Hitch (Will Smith) is a Date Doctor, manipulating women into relationships with men, and he refuses to help a guy who only wants a one night stand with a nice girl. Only, he’s a romantic, so it’s supposedly not as creepy as that sounds. Sara (Eva Mendes) is a gossip columnist, but she’s got a heart of gold, and only exposes the nasty happenings in the life of superstar Allegra (Amber Valletta) to give her a better life. In Sara’s mind. Hitch meets Sara and they start an ongoing flirt. Meanwhile, Hitch is setting Albert (Kevin James), an overweight boring accountant with Allegra.
It’s a pretty standard romantic comedy.
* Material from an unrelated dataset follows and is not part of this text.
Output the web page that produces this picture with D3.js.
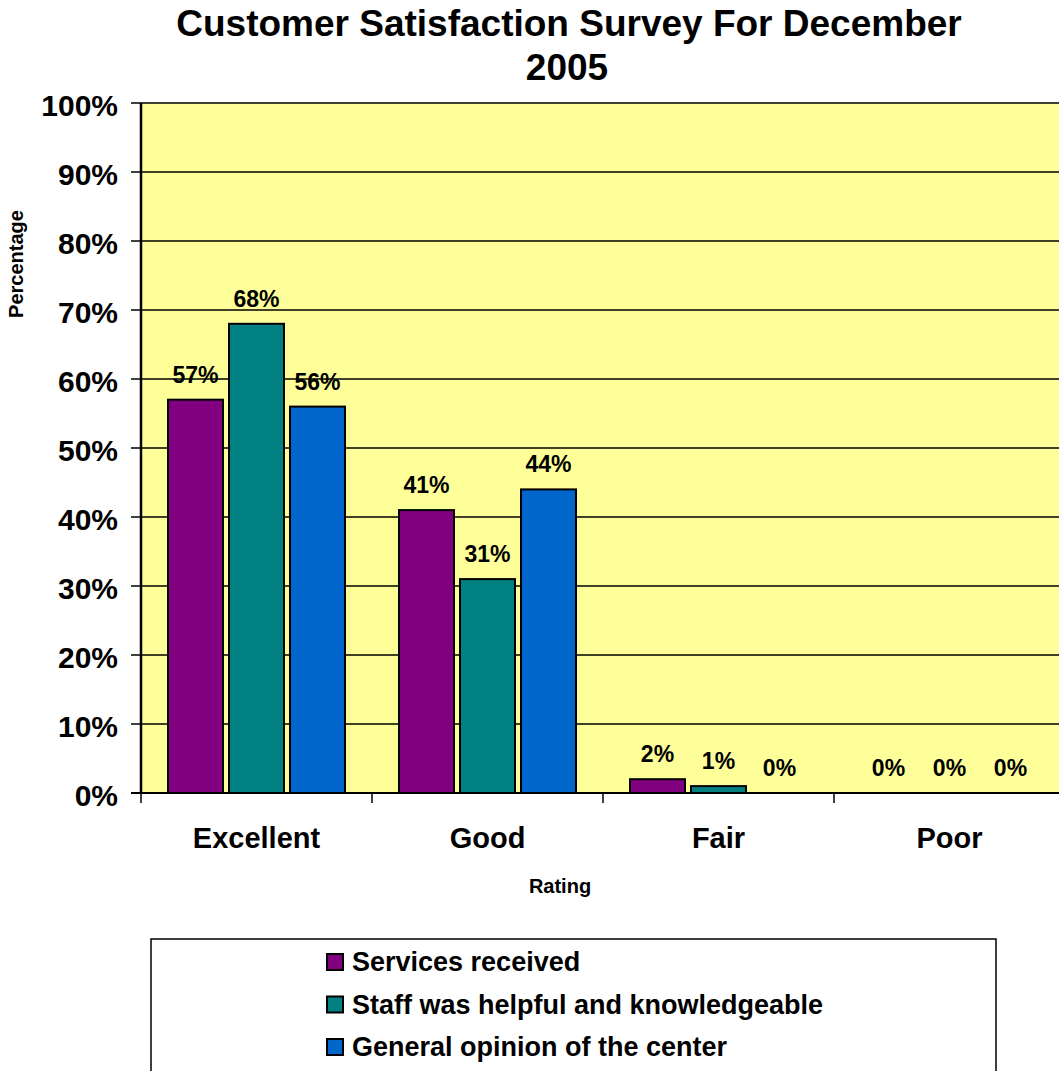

Some fun times, some humour, a lot of flaws and some seriously questionable attitudes toward the women involved. I wanted to like it a lot more than I did because I like so many of the cast, but I just found it just average.
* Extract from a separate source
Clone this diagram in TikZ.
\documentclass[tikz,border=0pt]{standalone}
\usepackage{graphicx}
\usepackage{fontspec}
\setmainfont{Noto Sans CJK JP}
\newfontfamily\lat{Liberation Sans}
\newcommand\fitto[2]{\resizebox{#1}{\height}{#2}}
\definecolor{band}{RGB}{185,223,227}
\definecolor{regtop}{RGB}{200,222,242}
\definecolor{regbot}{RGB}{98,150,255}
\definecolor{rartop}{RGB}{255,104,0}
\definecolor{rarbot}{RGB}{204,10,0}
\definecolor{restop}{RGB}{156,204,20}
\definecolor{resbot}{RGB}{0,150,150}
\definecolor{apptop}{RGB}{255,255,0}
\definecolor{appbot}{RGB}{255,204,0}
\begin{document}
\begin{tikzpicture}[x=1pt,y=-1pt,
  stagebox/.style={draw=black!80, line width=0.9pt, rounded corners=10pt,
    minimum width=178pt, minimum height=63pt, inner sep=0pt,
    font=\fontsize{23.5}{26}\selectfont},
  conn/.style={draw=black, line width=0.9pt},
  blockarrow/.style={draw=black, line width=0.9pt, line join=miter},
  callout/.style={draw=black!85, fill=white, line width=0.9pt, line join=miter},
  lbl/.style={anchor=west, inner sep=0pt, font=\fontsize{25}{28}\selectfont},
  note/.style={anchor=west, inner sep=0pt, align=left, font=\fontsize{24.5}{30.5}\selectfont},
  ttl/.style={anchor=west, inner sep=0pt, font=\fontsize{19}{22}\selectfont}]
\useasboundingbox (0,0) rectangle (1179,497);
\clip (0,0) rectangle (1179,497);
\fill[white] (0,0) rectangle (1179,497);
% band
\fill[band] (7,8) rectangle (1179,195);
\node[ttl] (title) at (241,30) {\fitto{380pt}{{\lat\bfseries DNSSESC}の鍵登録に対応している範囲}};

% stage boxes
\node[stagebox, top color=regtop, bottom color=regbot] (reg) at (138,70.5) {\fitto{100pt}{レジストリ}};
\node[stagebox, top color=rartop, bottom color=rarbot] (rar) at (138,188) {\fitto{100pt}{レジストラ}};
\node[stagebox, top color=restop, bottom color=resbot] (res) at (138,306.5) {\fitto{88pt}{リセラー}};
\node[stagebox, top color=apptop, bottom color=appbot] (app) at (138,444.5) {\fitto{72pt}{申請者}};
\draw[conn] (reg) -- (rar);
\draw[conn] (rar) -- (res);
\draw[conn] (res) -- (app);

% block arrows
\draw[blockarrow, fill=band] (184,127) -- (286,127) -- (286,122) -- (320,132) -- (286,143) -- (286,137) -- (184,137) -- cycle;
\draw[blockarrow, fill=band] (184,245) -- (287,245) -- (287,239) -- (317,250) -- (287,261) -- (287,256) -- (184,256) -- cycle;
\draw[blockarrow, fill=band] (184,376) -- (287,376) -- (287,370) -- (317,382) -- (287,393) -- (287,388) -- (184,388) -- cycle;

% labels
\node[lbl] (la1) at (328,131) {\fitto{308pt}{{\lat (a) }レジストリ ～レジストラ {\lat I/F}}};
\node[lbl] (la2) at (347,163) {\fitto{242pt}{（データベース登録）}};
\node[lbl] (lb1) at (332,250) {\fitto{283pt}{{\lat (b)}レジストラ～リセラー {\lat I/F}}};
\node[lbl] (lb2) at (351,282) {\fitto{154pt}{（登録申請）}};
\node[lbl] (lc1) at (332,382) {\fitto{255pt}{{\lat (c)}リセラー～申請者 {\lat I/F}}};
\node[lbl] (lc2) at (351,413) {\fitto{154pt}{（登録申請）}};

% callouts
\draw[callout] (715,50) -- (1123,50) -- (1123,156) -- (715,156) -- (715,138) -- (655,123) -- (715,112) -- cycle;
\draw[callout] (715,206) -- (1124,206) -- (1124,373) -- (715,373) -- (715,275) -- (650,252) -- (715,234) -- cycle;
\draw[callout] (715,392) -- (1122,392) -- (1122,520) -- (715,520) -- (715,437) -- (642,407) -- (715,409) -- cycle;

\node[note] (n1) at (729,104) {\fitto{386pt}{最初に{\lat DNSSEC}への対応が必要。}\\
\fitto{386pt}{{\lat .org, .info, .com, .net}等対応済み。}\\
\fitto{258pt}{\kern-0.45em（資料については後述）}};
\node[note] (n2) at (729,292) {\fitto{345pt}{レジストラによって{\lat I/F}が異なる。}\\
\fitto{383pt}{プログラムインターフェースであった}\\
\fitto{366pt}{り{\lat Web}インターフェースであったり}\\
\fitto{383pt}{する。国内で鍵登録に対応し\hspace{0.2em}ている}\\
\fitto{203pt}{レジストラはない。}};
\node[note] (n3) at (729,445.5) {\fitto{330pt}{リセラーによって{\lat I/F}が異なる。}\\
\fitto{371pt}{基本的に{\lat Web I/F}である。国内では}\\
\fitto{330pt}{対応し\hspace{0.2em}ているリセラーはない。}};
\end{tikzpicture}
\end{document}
Luke (Ryan Gosling) is a stunt motorcyclist working in a carnival. He sees Romina (Eva Mendes) a woman who he had a fling with previously and discovers that she has given birth to his son, but moved in to a relationship with Kofi (Mahershala Ali). Deciding to dedicate his life to his newly discovered son, he quits the carnival but discovers how difficult life can be without skills and with face tatts. Luckily, he meets Robin (Ben Mendelsohn) an ex-bank robber who scopes out Luke’s skills on the bike and they work together to start-up the old business. Things don’t go great, and in steps rookie cop Avery Cross (Bradley Cooper). The film’s focus turns to Avery and his life in a corrupt police force. After some stuff happens, the story jumps fifteen years. Avery and his wife, Jennifer (Rose Byrne) have split. Avery is running for political office, and Jennifer sends their son, AJ (Emory Cohen) to live with him as he is running off the rails. In his new school, AJ meets Jason (Dane DeHaan), Luke’s son. Without any knowledge of the connection between their parents, they begin getting in trouble together.
That’s a pretty difficult plot to tell without spoilers, but I think I’ve done it. I think. Apologies if I spoilt anything. The Place Beyond the Pines is like three different films stitched together. It is very much the old Shakespearean tale of the sins of the father being revisited upon the sins of the son; the story of Jason could be the early days of Luke, yet it is partly the life of Luke that caused Jason’s stories to go the way it did. I think I enjoyed the film, although it is the type of film that it seems wrong to describe as ‘enjoying’ – I appreciated it, I appreciated the beauty of the cinematography and the pacing. The characters annoyed me so much, making bad decisions, or living lives that are the results of many bad decisions. But I still wanted them to work it out. Like one of director Derek Cianfrance’s previous works, Blue Valentine, it’s not quite sadtacular for me, but it’s certainly getting there.
Every time I try to tell someone about this film, I get so excited by it that I end up watching it. It happened again last weekend. I don’t think The Other Guys did very well at the cinemas, which is a darned shame. Here’s the low down.
Due to a hilarious mishap, the heroes of the New York City Police Department (Dwayne ‘The Rock’ Johnston and Samuel L Jackson) are no longer the top cops and some of the other guys are trying to step up. Terry Hoitz (Mark Wahlberg) is an excellent cop who made a career destroying mistake which has left him attending a ridiculous support group and partnered with forensic accountant Alan Gamble (Will Ferrell). Martin(Rob Riggle) and Fosse (Damon Wayans Jnr) are two other cops desperate to get in on the action, and who are utterly terrible at delivering an action movie-style one-liner. Love it. When Gamble accidentally stumbles across a conspiracy, they have to go rogue to try to find justice.
I reckon that the storyline is a bit weak, especially some of the details regarding the conspiracy, but I don’t care. The film is just so funny and absurd that I love it. From the whisper fight to the mysterious attraction of Gamble and the skills that Hoitz developed as a child to bully other children, it’s marvelous. I am a fan of Ferrell, and I think if you don’t like him and his humour, you probably won’t like this film. However, there is an amazing supporting cast including the marvellous Steve Cogan as the incompetent businessman and Eva Mendez as the ‘plain’ wife of Alan Gamble. Plus, it was totally and utterly wonderful to see Michael Keaton back on the screen as the fantastic police chief with a part-time job at Bed, Bath and Beyond who is constantly accidentally quoting TLC. Too good.
Now I’ve said all of that, I just want to watch it again. Hilarious.